Inps Pensioni

Il punto sulla riforma delle pensioni 2017

Il rapporto annuale dell’Inps ha fatto emergere un dato inaccettabile.

Sono stati infatti 5,8 milioni i pensionati (il 37,5% del totale) che hanno percepito un assegno inferiore ai 1.000 euro al mese. “Questo dato dimostra che la quattordicesima non è sufficiente, specie perché non commisurata al reddito Isee della famiglia”. La novità della riforma delle pensioni contenuta nella Legge di bilancio recentemente attuata, ovvero la quattordicesima non pare adeguata al disagio sociale. Serve maggiore equità nella distribuzione delle poche risorse disponibili, altrimenti si rischia di dare troppo a chi non ne ha affatto bisogno e di dare poco a chi non può arrivare alla fine del mese”, aggiunge Dona.

OLTRE 5,8 MILIONI DI PENSIONATI CON MENO DI 1.000 EURO AL MESE

Tito Boeri ha presentato oggi in Parlamento il rapporto annuale dell’Inps, da cui emerge che oltre 5,8 milioni di italiani percepisce una pensione inferiore a 1.000 euro al mese. Addirittura ci sono quasi 1,7 milioni di cittadini che prendono meno di 500 euro. Boeri, nel corso della presentazione, ha voluto ricordare che sono 150 su 440 le prestazioni di natura pensionistica che l’Inps eroga. “Non siamo perciò più solo erogatori di pensioni”, ha detto, spiegando che sarebbe opportuno che il Parlamento cambiasse la denominazione dell’Inps, facendola diventare Istituto nazionale della protezione sociale..

LA RICHIESTA PRINCIPALE DEI SINDACATI AL GOVERNO

Oggi governo e sindacati tornano a discutere di riforma delle pensioni. Ma prima di entrare nel merito della cosiddetta fase due 2, la triplice vorrebbe che l’esecutivo garantisse che non ci sarà un aumento dell’età pensionabile a partire dal 2019.

Difficile poi che si possa entrare nel merito della fase due prima del 13 luglio, data in cui si terrà l’assemblea unitaria tra i sindacati. Più facile quindi che oggi si parli di requisiti pensionistici e di Ape, visto che ancora quella volontaria non è utilizzabile, nonostante fosse stato dato che lo sarebbe stata dal 1° maggio.

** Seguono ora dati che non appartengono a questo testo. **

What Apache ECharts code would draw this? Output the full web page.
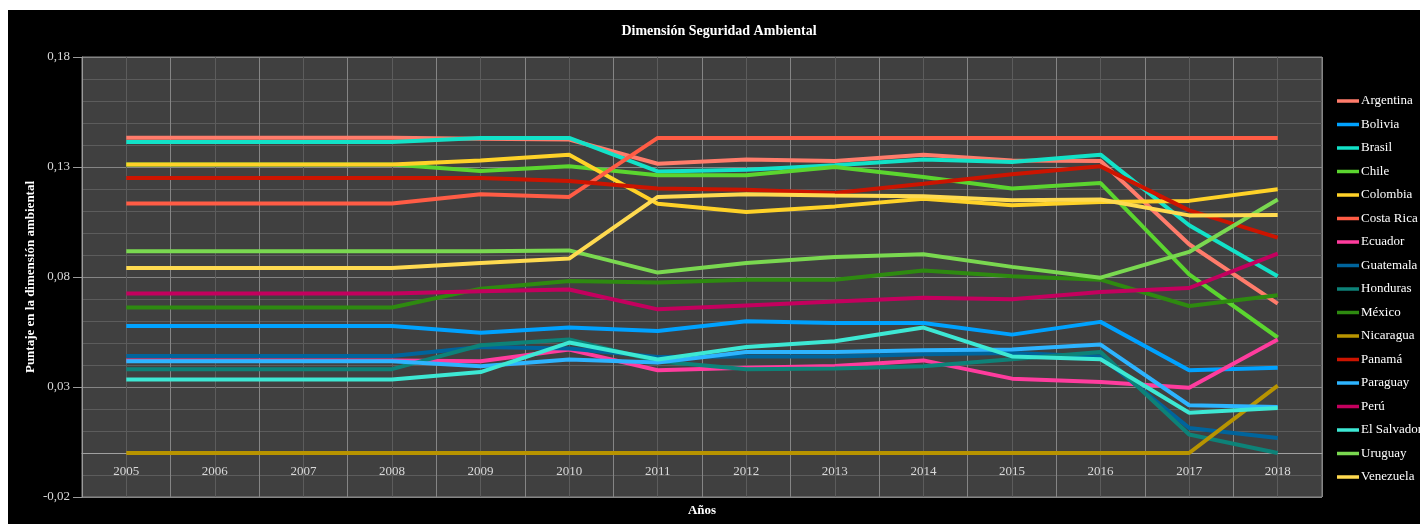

Il programmato incontro Governo Sindacato sulle pensioni entra nell’ambito della cosiddetta fase due. L’’obiettivo principale è cercare di “dare risposte ai giovani che hanno carriere fragili e discontinue”. Risposte che non possono arrivare tramite la previdenza complementare, perché “chi non riesce a costruire il primo pilastro non può neanche costruire il secondo”. Del resto non è semplice immaginare che chi ha carriere discontinue possa permettersi di avere una pensione integrativa. Sul tavolo le proposte di parte sindacale di utilizzare meccanismi di tipo solidaristico basato sulla previdenza pubblica.

Si tratta di premiare la presenza e l’attività nel mondo del lavoro, non di dare a tutti una pensione minima garantita. A chi è disoccupato e segue un periodo di formazione, chi ha il part-time, chi fa lavori di cura, chi ha contributi bassi come collaboratori, lavoratori pagati con i voucher, colf che lavorano poche ore: a tutti costoro va valorizzato un periodo contributivo ulteriore”, a spese della fiscalità generale.

Il meccanismo proposto a detta dei sindacati costa meno della pensione minima per tutti e degli interventi assistenziali di soccorso alla povertà. Un altro tema caldo che i sindacati vorranno affrontare è quello del meccanismo che lega i requisiti pensionistici all’aspettativa di vita.

Resta da ribadire che l’APE SOCIAL NON È una pensione, ma una indennità pagata dallo Stato che serve a raggiungere la pensione di vecchiaia. 

l’Ape aziendale e l’Ape volontaria sono un passaggio per il cambiamento del sistema pensionistico.

Siamo, infatti, entrati nel sistema contributivo puro che cambia molto per la pensione, soprattutto per i giovani e alcuni temi importanti dovranno essere affrontati nella fase del confronto tra governo e parti sociali, come la previdenza complementare, la governance dell’Inps e la separazione tra assistenza e previdenza.